Three voices drowned out everything else:
• Blame the Parents – The Dominant Narrative
“parents”, “blame”, “parenting”, “mak”, “salahkan”, “cause”, “punca”, “too much”, “device”, “screen”, “check”, “pantau”, “sedar”, “awal”, “raised”, “teaching” — netizens emphasised that the crisis is not the game itself, but parents who hand toddlers unrestricted devices and then walk away.
• Ban Roblox – The Single Loudest Share of Voice
“ban”, “ROBLOX”, “main game”, “senang”, “elok”, “stop”, “now”, “Malaysia”, “kerajaan”, “government”, “safe”, “need”, “better” — across generations and political lines, banning Roblox became the one simple, immediate demand everyone agreed will instantly protect the youngest and most vulnerable users.
• Children in Danger – The Emotional Core of the Outrage
“children”, “kids”, “child”, “baby”, “umur”, “dekat”, “predators”, “online”, “exposed”, “platform”, “dangerous”, “bad”, “violence”, “anger”, “negative”, “consequences”, “real”, “issue”, “sorry”, “harmful”, “budak”, “team” (grooming groups) revealing real parental fear of the young generation being miseducated, addicted, and psychologically scarred in real time on a platform marketed as “innocent fun”.
Sentiment Breakdown
Negative (85%)
The overwhelming majority condemned Roblox as a predator-ridden, addiction-feeding platform that grooms very young generations and fuels real-world violence. Many branded it “far worse than GTA” and demanded an immediate nationwide ban, with parents voicing visceral horror at toddlers being exposed to strangers, explicit content, and lasting psychological damage.
Positive (10%)
A determined minority defended gaming broadly and insisted Roblox itself is not the problem; poor parenting is. Some praised the company’s swift pledge of AI moderation and cooperation with Minister Hannah Yeoh as evidence the platform can be made safe.
Neutral (5%)
A smaller group remained measured, discussing age classifications, existing parental-control tools, Iraq’s recent Roblox ban as precedent, or the need for clearer government regulation and enforcement, without calling for an outright ban
Final Insights: A Firestorm That Burned Bright and Vanished Fast
Malaysia’s Roblox panic wasn’t actually about Roblox.
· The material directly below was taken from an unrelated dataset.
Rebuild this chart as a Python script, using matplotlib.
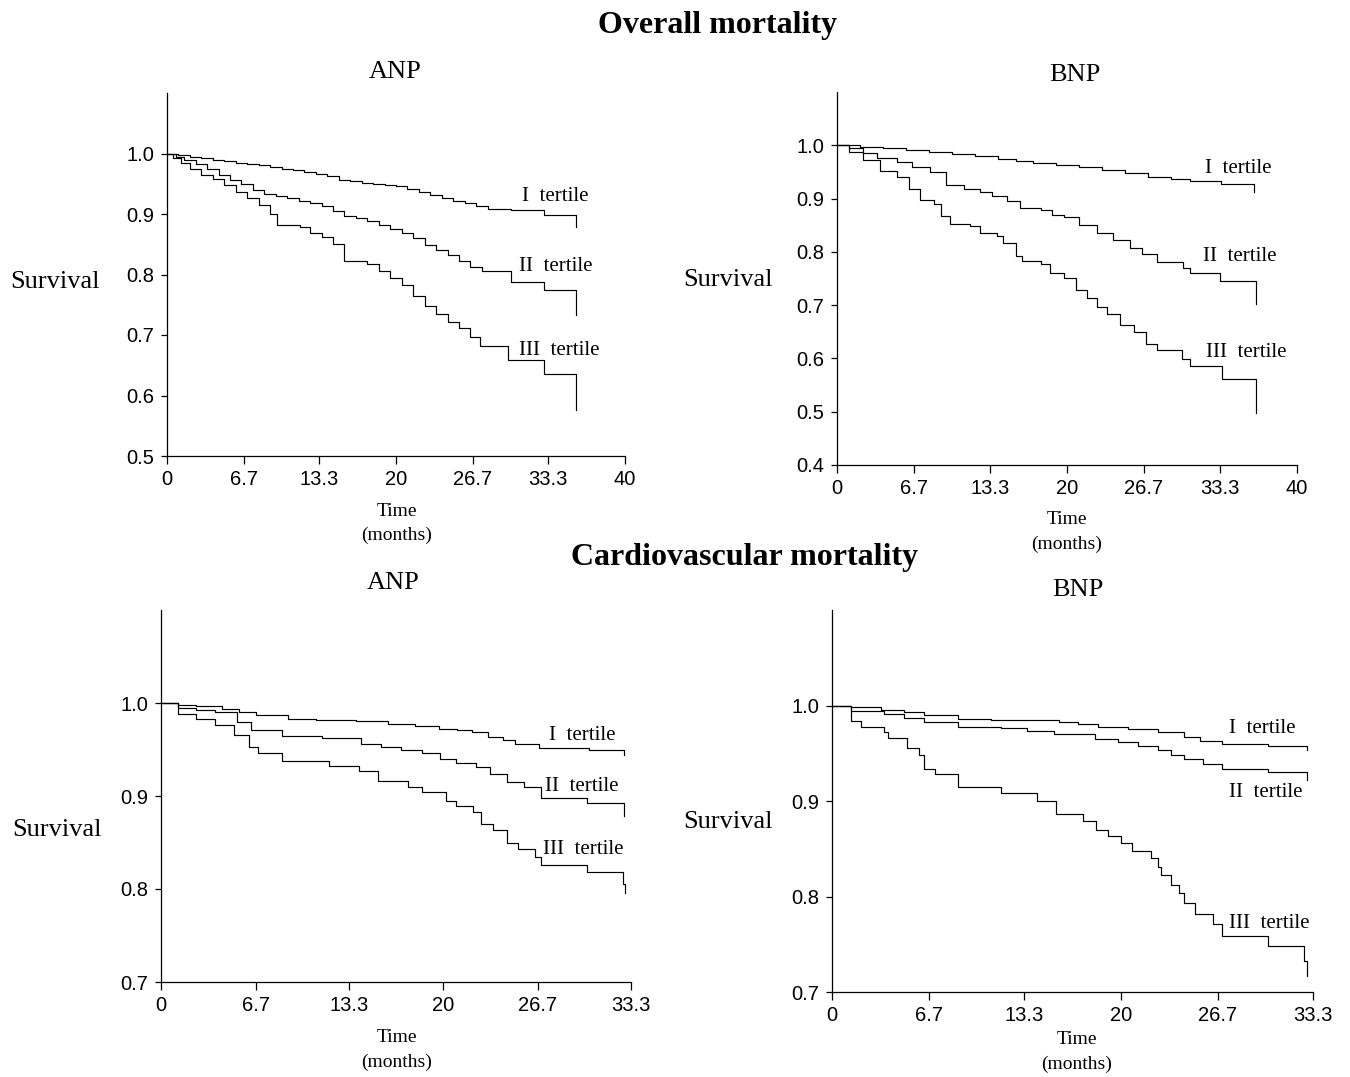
import matplotlib
matplotlib.use('Agg')
import matplotlib.pyplot as plt

# overall mortality, ANP tertiles
ov_anp_t1 = [0, 1, 2, 3, 4, 5, 6, 7, 8, 9, 10, 11, 12, 13, 14, 15, 16, 17, 18, 19, 20, 21, 22, 23, 24, 25, 26, 27, 28, 29, 30, 32.9, 35.7]
ov_anp_s1 = [1.0, 0.998, 0.995, 0.992, 0.99, 0.987, 0.985, 0.983, 0.981, 0.978, 0.975, 0.972, 0.969, 0.966, 0.962, 0.957, 0.955, 0.952, 0.95, 0.948, 0.946, 0.941, 0.936, 0.931, 0.926, 0.922, 0.918, 0.914, 0.909, 0.908, 0.906, 0.899, 0.879]
ov_anp_t2 = [0, 0.8, 1.5, 2.5, 3.5, 4.5, 5.5, 6.5, 7.5, 8.5, 9.5, 10.5, 11.5, 12.5, 13.5, 14.5, 15.5, 16.5, 17.5, 18.5, 19.5, 20.5, 21.5, 22.5, 23.5, 24.5, 25.5, 26.5, 27.5, 28.5, 30, 32.9, 35.7]
ov_anp_s2 = [1.0, 0.995, 0.99, 0.982, 0.974, 0.965, 0.957, 0.949, 0.94, 0.933, 0.93, 0.926, 0.922, 0.919, 0.914, 0.905, 0.896, 0.893, 0.888, 0.882, 0.876, 0.869, 0.86, 0.848, 0.84, 0.833, 0.822, 0.812, 0.806, 0.805, 0.788, 0.774, 0.733]
ov_anp_t3 = [0, 0.5, 1.2, 2, 3, 4, 5, 6, 7, 8, 9, 9.6, 11.6, 12.5, 13.5, 14.5, 15.5, 17.5, 18.5, 19.5, 20.5, 21.5, 22.5, 23.5, 24.5, 25.5, 26.5, 27.3, 29.8, 32.9, 35.7]
ov_anp_s3 = [1.0, 0.993, 0.985, 0.975, 0.965, 0.958, 0.948, 0.937, 0.926, 0.915, 0.9, 0.882, 0.879, 0.868, 0.862, 0.85, 0.822, 0.818, 0.806, 0.795, 0.782, 0.765, 0.748, 0.735, 0.722, 0.712, 0.697, 0.681, 0.658, 0.636, 0.576]

# overall mortality, BNP tertiles
ov_bnp_t1 = [0, 2, 4, 6, 8, 10, 12, 14, 15.6, 17, 19, 21, 23, 25, 27, 29, 30.7, 33.4, 36.3]
ov_bnp_s1 = [1.0, 0.997, 0.994, 0.991, 0.988, 0.984, 0.98, 0.975, 0.97, 0.967, 0.963, 0.96, 0.954, 0.948, 0.941, 0.937, 0.933, 0.927, 0.912]
ov_bnp_t2 = [0, 1, 2.3, 3.5, 5.2, 6.5, 8.1, 9.5, 11, 12.4, 13.5, 14.8, 15.9, 17.7, 18.7, 19.7, 21, 22.6, 24, 25.5, 26.5, 27.8, 30.1, 30.7, 33.3, 36.4]
ov_bnp_s2 = [1.0, 0.994, 0.985, 0.977, 0.969, 0.96, 0.95, 0.925, 0.918, 0.912, 0.905, 0.896, 0.882, 0.878, 0.87, 0.865, 0.851, 0.836, 0.822, 0.808, 0.796, 0.781, 0.77, 0.761, 0.746, 0.703]
ov_bnp_t3 = [0, 1, 2.3, 3.7, 5.2, 6.3, 7.2, 8.4, 9, 9.8, 11.6, 12.4, 13.9, 14.4, 15.6, 16.1, 17.7, 18.5, 19.7, 20.8, 21.7, 22.6, 23.5, 24.6, 25.8, 26.9, 27.8, 30, 30.7, 33.5, 36.4]
ov_bnp_s3 = [1.0, 0.988, 0.972, 0.951, 0.941, 0.918, 0.898, 0.89, 0.867, 0.852, 0.848, 0.836, 0.83, 0.817, 0.792, 0.782, 0.778, 0.761, 0.751, 0.729, 0.713, 0.697, 0.684, 0.662, 0.65, 0.627, 0.615, 0.599, 0.586, 0.561, 0.498]

# cardiovascular mortality, ANP tertiles
cv_anp_t1 = [0, 1.2, 2.5, 4.3, 5.5, 6.7, 9.0, 11, 13.8, 16.1, 18, 19.7, 21, 22, 23.2, 24.2, 25.1, 26.8, 30.3, 32.8]
cv_anp_s1 = [1.0, 0.998, 0.997, 0.994, 0.99, 0.987, 0.983, 0.982, 0.981, 0.977, 0.975, 0.972, 0.971, 0.969, 0.963, 0.96, 0.956, 0.952, 0.949, 0.944]
cv_anp_t2 = [0, 1.2, 2.5, 3.8, 5.4, 6.4, 8.6, 11.4, 14.2, 15.6, 17, 18.5, 19.8, 20.9, 22.3, 23.3, 24.5, 25.7, 26.9, 30.2, 32.8]
cv_anp_s2 = [1.0, 0.995, 0.993, 0.99, 0.98, 0.971, 0.964, 0.962, 0.956, 0.953, 0.95, 0.946, 0.94, 0.935, 0.931, 0.924, 0.915, 0.91, 0.898, 0.892, 0.879]
cv_anp_t3 = [0, 1.2, 2.5, 3.8, 5.2, 6.2, 6.9, 8.6, 11.9, 14.0, 15.4, 17.5, 18.5, 20.2, 20.9, 22.1, 22.7, 23.5, 24.5, 25.3, 26.5, 26.9, 30.2, 32.7, 32.9]
cv_anp_s3 = [1.0, 0.988, 0.983, 0.976, 0.966, 0.953, 0.946, 0.938, 0.932, 0.927, 0.916, 0.91, 0.904, 0.895, 0.889, 0.883, 0.87, 0.863, 0.85, 0.843, 0.834, 0.826, 0.818, 0.805, 0.796]

# cardiovascular mortality, BNP tertiles
cv_bnp_t1 = [0, 1.3, 3.4, 5, 6.4, 8.7, 11, 14, 15.7, 17, 18.4, 20.5, 22.6, 24.4, 25.5, 27, 30.2, 32.9]
cv_bnp_s1 = [1.0, 0.998, 0.995, 0.993, 0.99, 0.986, 0.985, 0.985, 0.983, 0.981, 0.978, 0.975, 0.972, 0.967, 0.963, 0.96, 0.958, 0.953]
cv_bnp_t2 = [0, 1.3, 3.6, 5, 6.4, 8.7, 11.7, 13.5, 15.4, 18.2, 19.8, 21.2, 22.6, 23.5, 24.4, 25.7, 27, 30.2, 32.9]
cv_bnp_s2 = [1.0, 0.994, 0.991, 0.987, 0.983, 0.978, 0.976, 0.973, 0.97, 0.965, 0.962, 0.958, 0.953, 0.948, 0.944, 0.939, 0.934, 0.93, 0.922]
cv_bnp_t3 = [0, 1.3, 2.0, 3.6, 3.9, 5.2, 6.0, 6.4, 7.1, 8.7, 11.7, 14.2, 15.5, 17.4, 18.3, 19.1, 20.0, 20.8, 22.1, 22.6, 22.8, 23.5, 24.0, 24.4, 25.1, 26.4, 27.0, 30.2, 32.7, 32.9]
cv_bnp_s3 = [1.0, 0.984, 0.977, 0.972, 0.966, 0.955, 0.948, 0.934, 0.928, 0.915, 0.908, 0.9, 0.886, 0.879, 0.87, 0.863, 0.856, 0.848, 0.84, 0.831, 0.823, 0.812, 0.804, 0.793, 0.782, 0.771, 0.759, 0.748, 0.732, 0.717]

tertile_names = ['I  tertile', 'II  tertile', 'III  tertile']
xticks_40 = [0, 6.7, 13.3, 20, 26.7, 33.3, 40]
xticks_33 = [0, 6.7, 13.3, 20, 26.7, 33.3]
xtick_labels_40 = ['0', '6.7', '13.3', '20', '26.7', '33.3', '40']
xtick_labels_33 = ['0', '6.7', '13.3', '20', '26.7', '33.3']

W, H = 1350, 1077
SERIF = 'Liberation Serif'
SANS = 'Liberation Sans'

fig = plt.figure(figsize=(W / 100, H / 100), dpi=100)


def px_axes(left, top, right, bottom):
    # axes box given in pixel coords of the figure
    return fig.add_axes([left / W, 1 - bottom / H, (right - left) / W, (bottom - top) / H])


def ftext(x, y, s, **kw):
    fig.text(x / W, 1 - y / H, s, family=SERIF, **kw)


def km_panel(ax, curves, xlim, ylim, yticks, xticks, xlabels, label_pos):
    for (t, s), (lx, ly), name in zip(curves, label_pos, tertile_names):
        ax.plot(t, s, drawstyle='steps-post', color='black', lw=0.85)
        ax.text(lx, ly, name, family=SERIF, fontsize=15, va='center', ha='left')
    ax.set_xlim(*xlim)
    ax.set_ylim(*ylim)
    ax.set_xticks(xticks)
    ax.set_xticklabels(xlabels)
    ax.set_yticks(yticks)
    ax.set_yticklabels(['%.1f' % v for v in yticks])
    for lab in ax.get_xticklabels() + ax.get_yticklabels():
        lab.set_family(SANS)
        lab.set_fontsize(14.5)
    ax.spines['top'].set_visible(False)
    ax.spines['right'].set_visible(False)
    for sp in ('left', 'bottom'):
        ax.spines[sp].set_linewidth(0.9)
    ax.tick_params(axis='y', direction='out', length=4, width=0.9, pad=5)
    ax.tick_params(axis='x', direction='out', length=6, width=0.9, pad=4)
    ax.patch.set_alpha(0)


# top-left: overall, ANP
ax1 = px_axes(167, 93, 625, 456)
km_panel(ax1, [(ov_anp_t1, ov_anp_s1), (ov_anp_t2, ov_anp_s2), (ov_anp_t3, ov_anp_s3)],
         (0, 40), (0.5, 1.1), [0.5, 0.6, 0.7, 0.8, 0.9, 1.0], xticks_40, xtick_labels_40,
         [(31.0, 0.929), (30.7, 0.813), (30.7, 0.674)])

# top-right: overall, BNP
ax2 = px_axes(837, 92, 1297, 465)
km_panel(ax2, [(ov_bnp_t1, ov_bnp_s1), (ov_bnp_t2, ov_bnp_s2), (ov_bnp_t3, ov_bnp_s3)],
         (0, 40), (0.4, 1.1), [0.4, 0.5, 0.6, 0.7, 0.8, 0.9, 1.0], xticks_40, xtick_labels_40,
         [(32.0, 0.956), (31.8, 0.791), (32.1, 0.611)])

# bottom-left: cardiovascular, ANP
ax3 = px_axes(161, 610, 631, 982)
km_panel(ax3, [(cv_anp_t1, cv_anp_s1), (cv_anp_t2, cv_anp_s2), (cv_anp_t3, cv_anp_s3)],
         (0, 33.3), (0.7, 1.1), [0.7, 0.8, 0.9, 1.0], xticks_33, xtick_labels_33,
         [(27.5, 0.965), (27.2, 0.910), (27.1, 0.843)])

# bottom-right: cardiovascular, BNP
ax4 = px_axes(832, 610, 1313, 992)
km_panel(ax4, [(cv_bnp_t1, cv_bnp_s1), (cv_bnp_t2, cv_bnp_s2), (cv_bnp_t3, cv_bnp_s3)],
         (0, 33.3), (0.7, 1.1), [0.7, 0.8, 0.9, 1.0], xticks_33, xtick_labels_33,
         [(27.5, 0.976), (27.5, 0.909), (27.5, 0.772)])

# headings and labels
ftext(718, 25, 'Overall mortality', fontsize=23, weight='bold', ha='center', va='center')
ftext(745, 557, 'Cardiovascular mortality', fontsize=23, weight='bold', ha='center', va='center')
ftext(395, 72, 'ANP', fontsize=19, ha='center', va='center')
ftext(1075, 75, 'BNP', fontsize=19, ha='center', va='center')
ftext(393, 583, 'ANP', fontsize=19, ha='center', va='center')
ftext(1078, 590, 'BNP', fontsize=19, ha='center', va='center')
for x, y in [(10, 282), (683, 280), (12, 830), (683, 822)]:
    ftext(x, y, 'Survival', fontsize=19, ha='left', va='center')
for x, y in [(397, 511), (1067, 520), (397, 1038), (1077, 1040)]:
    ftext(x, y, 'Time', fontsize=14, ha='center', va='center')
    ftext(x, y + 24, '(months)', fontsize=14, ha='center', va='center')

plt.savefig('out.png', dpi=100)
It was a national wake-up call.
A single crying mother, one kampung tragedy, and a platform already on edge after the Bandar Utama stabbing and Iraq’s ban turned into over 1 million engagements. 85% of it in just three days, 80%+ on TikTok alone then vanished almost overnight.
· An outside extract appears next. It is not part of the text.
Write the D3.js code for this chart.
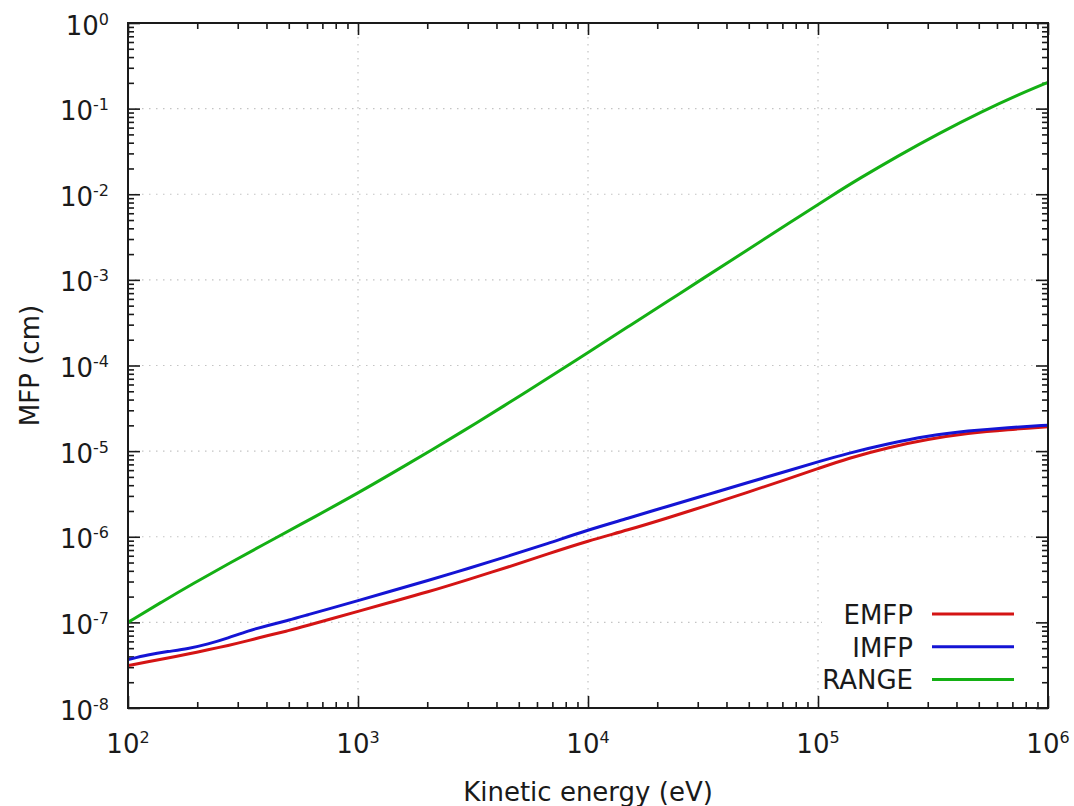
<!DOCTYPE html>
<html>
<head>
<meta charset="utf-8">
<script src="https://cdn.jsdelivr.net/npm/d3@7"></script>
<style>
  html, body { margin: 0; padding: 0; background: #fff; }
  svg { display: block; }
  text { font-family: "DejaVu Sans", sans-serif; fill: #1a1a1a; }
</style>
</head>
<body>
<svg id="chart" width="1074" height="806"></svg>
<script>
// Electron mean free paths and range versus kinetic energy (log-log)

const mfpEnergy = [100, 122, 149, 182, 223, 272, 333, 406, 497, 607, 741, 1000, 1350, 2010, 3010, 4490, 6700,
  10000, 14900, 22300, 33300, 49700, 74100, 100000, 135000, 201000, 301000, 449000, 670000, 1000000];

const emfpValues = [3.13e-8, 3.47e-8, 3.82e-8, 4.26e-8, 4.79e-8, 5.37e-8, 6.10e-8, 7.05e-8, 7.98e-8, 9.23e-8,
  1.074e-7, 1.346e-7, 1.687e-7, 2.26e-7, 3.16e-7, 4.42e-7, 6.32e-7,
  8.95e-7, 1.197e-6, 1.667e-6, 2.34e-6, 3.32e-6, 4.75e-6, 6.25e-6, 8.25e-6, 1.10e-5, 1.38e-5, 1.62e-5, 1.79e-5, 1.92e-5];

const imfpValues = [3.67e-8, 4.18e-8, 4.57e-8, 4.91e-8, 5.57e-8, 6.55e-8, 7.98e-8, 9.23e-8, 1.054e-7, 1.23e-7,
  1.43e-7, 1.795e-7, 2.26e-7, 3.08e-7, 4.26e-7, 5.93e-7, 8.35e-7,
  1.20e-6, 1.637e-6, 2.28e-6, 3.12e-6, 4.31e-6, 5.89e-6, 7.50e-6, 9.44e-6, 1.22e-5, 1.51e-5, 1.726e-5, 1.888e-5, 2.01e-5];

const rangeEnergy = [100, 140, 195, 272, 427, 649, 1000, 1490, 2050, 3330, 4970, 7760, 10000, 14900, 22300,
  31100, 49700, 74100, 118000, 149000, 223000, 333000, 525000, 741000, 1000000];

const rangeValues = [1.00e-7, 1.73e-7, 2.91e-7, 4.81e-7, 9.31e-7, 1.71e-6, 3.24e-6, 6.04e-6, 9.98e-6, 2.19e-5,
  4.29e-5, 9.16e-5, 1.416e-4, 2.83e-4, 5.66e-4, 1.009e-3, 2.26e-3, 4.53e-3, 1.01e-2, 1.49e-2, 2.81e-2, 5.09e-2,
  9.46e-2, 0.145, 0.203];

const xTickExponents = [2, 3, 4, 5, 6];
const yTickExponents = [-8, -7, -6, -5, -4, -3, -2, -1, 0];

const seriesNames = ["EMFP", "IMFP", "RANGE"];
const seriesColors = ["#d41414", "#1414d4", "#14b014"];

const xTitle = "Kinetic energy (eV)";
const yTitle = "MFP (cm)";

// ---- layout ----
const plot = { left: 128, right: 1048, top: 23, bottom: 708 };
const svg = d3.select("#chart");

const x = d3.scaleLog().domain([1e2, 1e6]).range([plot.left, plot.right]);
const y = d3.scaleLog().domain([1e-8, 1]).range([plot.bottom, plot.top]);

const xMajor = xTickExponents.map(e => Math.pow(10, e));
const yMajor = yTickExponents.map(e => Math.pow(10, e));
function minorsOf(majors) {
  const out = [];
  for (let i = 0; i < majors.length - 1; i++)
    for (let k = 2; k <= 9; k++) out.push(majors[i] * k);
  return out;
}
const xMinor = minorsOf(xMajor);
const yMinor = minorsOf(yMajor);

// ---- grid (dotted, major only) ----
const grid = svg.append("g").attr("stroke", "#c4c4c4").attr("stroke-width", 1.2)
  .attr("stroke-dasharray", "1.5,5.5");
grid.selectAll("line.gx").data(xMajor.slice(1, -1)).join("line")
  .attr("x1", d => x(d)).attr("x2", d => x(d)).attr("y1", plot.top).attr("y2", plot.bottom);
grid.selectAll("line.gy").data(yMajor.slice(1, -1)).join("line")
  .attr("x1", plot.left).attr("x2", plot.right).attr("y1", d => y(d)).attr("y2", d => y(d));

// ---- ticks on all four sides, pointing inward ----
function tickAxis(axisFn, scale, values, size, transform) {
  const g = svg.append("g").attr("transform", transform)
    .call(axisFn(scale).tickValues(values).tickSize(-size).tickFormat(""));
  g.select(".domain").remove();
  g.selectAll(".tick line").attr("stroke", "#1a1a1a").attr("stroke-width", 1.6);
  return g;
}
const bottomT = `translate(0,${plot.bottom})`, topT = `translate(0,${plot.top})`;
const leftT = `translate(${plot.left},0)`, rightT = `translate(${plot.right},0)`;
tickAxis(d3.axisBottom, x, xMajor, 12, bottomT);
tickAxis(d3.axisBottom, x, xMinor, 6, bottomT);
tickAxis(d3.axisTop, x, xMajor, 12, topT);
tickAxis(d3.axisTop, x, xMinor, 6, topT);
tickAxis(d3.axisLeft, y, yMajor, 12, leftT);
tickAxis(d3.axisLeft, y, yMinor, 6, leftT);
tickAxis(d3.axisRight, y, yMajor, 12, rightT);
tickAxis(d3.axisRight, y, yMinor, 6, rightT);

// ---- legend background (opaque key) ----
const legend = { textRight: 913, lineX1: 932, lineX2: 1014, y0: 614, dy: 32.7 };
svg.append("rect").attr("x", 822).attr("y", 596).attr("width", 210).attr("height", 100).attr("fill", "#fff");

// ---- curves ----
svg.append("clipPath").attr("id", "plotclip").append("rect")
  .attr("x", plot.left).attr("y", plot.top)
  .attr("width", plot.right - plot.left).attr("height", plot.bottom - plot.top);

const line = d3.line().x(d => x(d[0])).y(d => y(d[1])).curve(d3.curveBasis);
const seriesData = [
  d3.zip(mfpEnergy, emfpValues),
  d3.zip(mfpEnergy, imfpValues),
  d3.zip(rangeEnergy, rangeValues)
];
const curves = svg.append("g").attr("clip-path", "url(#plotclip)");
seriesData.forEach((pts, i) => {
  curves.append("path").attr("d", line(pts)).attr("fill", "none")
    .attr("stroke", seriesColors[i]).attr("stroke-width", 3).attr("stroke-linejoin", "round");
});

// ---- frame ----
svg.append("rect").attr("x", plot.left).attr("y", plot.top)
  .attr("width", plot.right - plot.left).attr("height", plot.bottom - plot.top)
  .attr("fill", "none").attr("stroke", "#1a1a1a").attr("stroke-width", 2);

// ---- tick labels with superscript exponents ----
const baseSize = 26, supSize = 16;
function powerLabel(sel, exp) {
  sel.append("tspan").text("10");
  sel.append("tspan").attr("font-size", supSize).attr("dy", -10).text(String(exp));
}
xTickExponents.forEach(e => {
  const t = svg.append("text").attr("x", x(Math.pow(10, e))).attr("y", 753)
    .attr("text-anchor", "middle").attr("font-size", baseSize);
  powerLabel(t, e);
});
yTickExponents.forEach(e => {
  const t = svg.append("text").attr("x", 109).attr("y", y(Math.pow(10, e)) + 11.5)
    .attr("text-anchor", "end").attr("font-size", baseSize);
  powerLabel(t, e);
});

// ---- axis titles ----
svg.append("text").attr("x", (plot.left + plot.right) / 2).attr("y", 801)
  .attr("text-anchor", "middle").attr("font-size", baseSize).text(xTitle);
svg.append("text").attr("transform", `translate(39,${(plot.top + plot.bottom) / 2}) rotate(-90)`)
  .attr("text-anchor", "middle").attr("font-size", baseSize).text(yTitle);

// ---- legend entries ----
seriesNames.forEach((name, i) => {
  const yy = legend.y0 + i * legend.dy;
  svg.append("text").attr("x", legend.textRight).attr("y", yy + 10)
    .attr("text-anchor", "end").attr("font-size", baseSize).text(name);
  svg.append("line").attr("x1", legend.lineX1).attr("x2", legend.lineX2)
    .attr("y1", yy).attr("y2", yy).attr("stroke", seriesColors[i]).attr("stroke-width", 3);
});
</script>
</body>
</html>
The data screams three uncomfortable truths:
- Emotional contagion is now faster than any government response or corporate PR team.TikTok’s FYP can execute a brand’s reputation in Malaysia long before facts even load.
- “Ban the app” is the new default Malaysian coping mechanism when parents feel powerless. It’s simple, it feels decisive, and it lets everyone avoid the harder conversation
- The real danger isn’t the game, it’s unrestricted screens in the hands of toddlers. Every netizen knows this. The “10 Most Dangerous Games” list got eye-rolls for a reason: we all recognise the tired script of performative outrage instead of actual parenting.